P.P.S. Busybodies—sometimes realtors, sometimes community associations, often meddlesome town councils—have enacted ordinances and laws across the country barring housewives from drying their laundry in the sun outside on clotheslines. Now lawmakers in some states are putting forward sunshine legislation to restore old-fashioned drying, as it has been done for thousands of years. Developers and the like find that the clotheslines are unsightly and detract from property value. Since drying in the sun cuts energy use, commonsense people think it’s a pretty good idea. There are all sorts of such harebrained schemes afoot at any one moment to obliterate our connection to the sun, to nature, and to the world. Project Laundry List hopes to make laundry lines and even cold water washing respectable. Mischievous sorts try to make us believe white is black, and black is white. They also cut down trees in front yards and turn up the air conditioning.
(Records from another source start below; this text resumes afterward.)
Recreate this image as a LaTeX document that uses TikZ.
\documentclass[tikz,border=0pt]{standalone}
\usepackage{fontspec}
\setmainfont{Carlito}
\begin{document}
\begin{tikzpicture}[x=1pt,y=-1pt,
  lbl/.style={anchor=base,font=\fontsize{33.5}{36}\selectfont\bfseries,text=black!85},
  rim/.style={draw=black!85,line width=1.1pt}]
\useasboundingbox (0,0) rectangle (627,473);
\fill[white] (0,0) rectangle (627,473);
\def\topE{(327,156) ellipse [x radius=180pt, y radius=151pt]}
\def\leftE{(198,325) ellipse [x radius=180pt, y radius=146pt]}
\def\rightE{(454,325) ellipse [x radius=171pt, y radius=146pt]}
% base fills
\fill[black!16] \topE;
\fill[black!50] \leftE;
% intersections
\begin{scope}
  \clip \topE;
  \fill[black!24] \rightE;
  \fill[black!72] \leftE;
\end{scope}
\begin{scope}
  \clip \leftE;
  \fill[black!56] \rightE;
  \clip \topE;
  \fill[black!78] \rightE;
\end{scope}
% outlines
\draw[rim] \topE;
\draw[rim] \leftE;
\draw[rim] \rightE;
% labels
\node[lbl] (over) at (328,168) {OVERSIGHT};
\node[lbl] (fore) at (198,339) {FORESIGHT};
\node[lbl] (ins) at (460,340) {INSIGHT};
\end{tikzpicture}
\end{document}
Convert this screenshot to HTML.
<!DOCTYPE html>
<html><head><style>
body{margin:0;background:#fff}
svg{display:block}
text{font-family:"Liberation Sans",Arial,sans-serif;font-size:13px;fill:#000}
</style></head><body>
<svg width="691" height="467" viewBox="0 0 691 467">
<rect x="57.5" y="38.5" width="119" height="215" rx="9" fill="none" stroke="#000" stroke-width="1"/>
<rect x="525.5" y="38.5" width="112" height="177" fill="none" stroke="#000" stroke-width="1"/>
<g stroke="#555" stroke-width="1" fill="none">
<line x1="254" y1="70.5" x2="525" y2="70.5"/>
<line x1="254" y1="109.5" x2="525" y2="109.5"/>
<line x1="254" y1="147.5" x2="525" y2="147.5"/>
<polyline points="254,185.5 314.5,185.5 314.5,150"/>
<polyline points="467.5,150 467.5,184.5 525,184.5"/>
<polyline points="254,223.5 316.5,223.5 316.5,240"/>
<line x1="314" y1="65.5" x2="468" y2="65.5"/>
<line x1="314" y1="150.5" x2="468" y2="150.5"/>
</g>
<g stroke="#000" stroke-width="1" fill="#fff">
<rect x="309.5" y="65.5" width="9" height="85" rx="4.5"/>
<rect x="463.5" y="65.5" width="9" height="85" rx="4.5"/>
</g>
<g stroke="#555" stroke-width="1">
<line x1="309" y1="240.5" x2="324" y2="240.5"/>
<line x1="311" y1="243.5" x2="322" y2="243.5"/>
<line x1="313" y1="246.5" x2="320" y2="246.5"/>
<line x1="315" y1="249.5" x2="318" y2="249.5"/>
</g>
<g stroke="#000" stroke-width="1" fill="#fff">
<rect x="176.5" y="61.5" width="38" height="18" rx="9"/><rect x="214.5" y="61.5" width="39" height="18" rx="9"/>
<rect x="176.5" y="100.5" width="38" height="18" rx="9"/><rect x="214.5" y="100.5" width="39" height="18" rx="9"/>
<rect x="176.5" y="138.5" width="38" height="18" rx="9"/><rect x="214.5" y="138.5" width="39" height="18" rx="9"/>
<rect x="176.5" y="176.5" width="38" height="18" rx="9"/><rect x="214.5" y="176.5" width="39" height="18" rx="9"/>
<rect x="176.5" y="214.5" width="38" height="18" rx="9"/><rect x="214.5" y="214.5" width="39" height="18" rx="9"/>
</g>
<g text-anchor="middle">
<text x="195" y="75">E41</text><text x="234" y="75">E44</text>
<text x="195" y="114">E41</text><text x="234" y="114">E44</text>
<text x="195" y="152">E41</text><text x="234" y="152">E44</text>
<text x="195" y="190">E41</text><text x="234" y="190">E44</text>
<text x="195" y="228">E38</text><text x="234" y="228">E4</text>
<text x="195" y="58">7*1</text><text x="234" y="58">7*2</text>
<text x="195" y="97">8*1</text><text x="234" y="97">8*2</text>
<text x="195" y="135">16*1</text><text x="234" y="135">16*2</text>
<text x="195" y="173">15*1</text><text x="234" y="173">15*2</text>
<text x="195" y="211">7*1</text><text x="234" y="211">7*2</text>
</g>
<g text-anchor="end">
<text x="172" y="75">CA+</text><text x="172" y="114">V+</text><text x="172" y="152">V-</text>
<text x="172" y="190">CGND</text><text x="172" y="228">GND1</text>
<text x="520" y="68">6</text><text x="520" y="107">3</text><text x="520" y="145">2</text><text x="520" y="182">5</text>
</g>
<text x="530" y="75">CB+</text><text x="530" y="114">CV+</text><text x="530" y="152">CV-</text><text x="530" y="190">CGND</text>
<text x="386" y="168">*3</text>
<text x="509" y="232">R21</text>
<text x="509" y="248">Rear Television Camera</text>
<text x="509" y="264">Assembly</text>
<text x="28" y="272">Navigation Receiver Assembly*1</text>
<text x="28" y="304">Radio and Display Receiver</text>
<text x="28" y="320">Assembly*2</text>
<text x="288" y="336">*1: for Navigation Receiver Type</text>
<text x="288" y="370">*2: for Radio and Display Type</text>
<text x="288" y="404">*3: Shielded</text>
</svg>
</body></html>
P.P.P.S. In picking a target in West Virginia, Oliver has lighted on one of the unhealthiest, most obese areas in the nation. We are reminded in this regard of Pekka Puska who started his health reforms in North Karelia, then one of Finland’s most blighted regions. Ultimately he extended his campaign to the whole of Finland, which has seen vast improvements in health. Should you wish to change the world, begin your crusade in places where things are most dire, because you will see dramatic results if you have embraced the right solutions. And the naysayers won’t mess about with you as much.

P.P.P.P.S. The arts and popular culture often can go places that ministers of state can never reach. One dramatic example was last year’s visit of the New York Philharmonic to the paranoid kingdom of North Korea. Blue jeans got to Russia before U.S. diplomacy. So the doings of Rubens and Oliver with paintings and food in other countries demonstrate how the world really changes. In this regard, it is regrettable that the Obama Administration has strayed away from the music and other popular devices that fueled the President’s election campaign and built his presence around the world.

P.P.P.P.P.S. All the usual pundits echoed the Brooks-Marcus point of view. It’s worrisome, but our national press definitely has a herd mentality. Needless to say, none of them inspires us the way William Buckley did at Yale, when people could not wait to get their copies of the Yale Daily News. It’s an oddity: there are not many good conservative columnists or journalists, but the best are very good. In the present day, Christopher Hitchens comes to mind.

P.P.P.P.P.P.S. Futurists, by and large, drink a lot of kool aid and are charter members of the chipper cherry crowd. In general, the protocols in that industry call for them to tell us that steak, ale, and manna will be descending from heaven in the days ahead.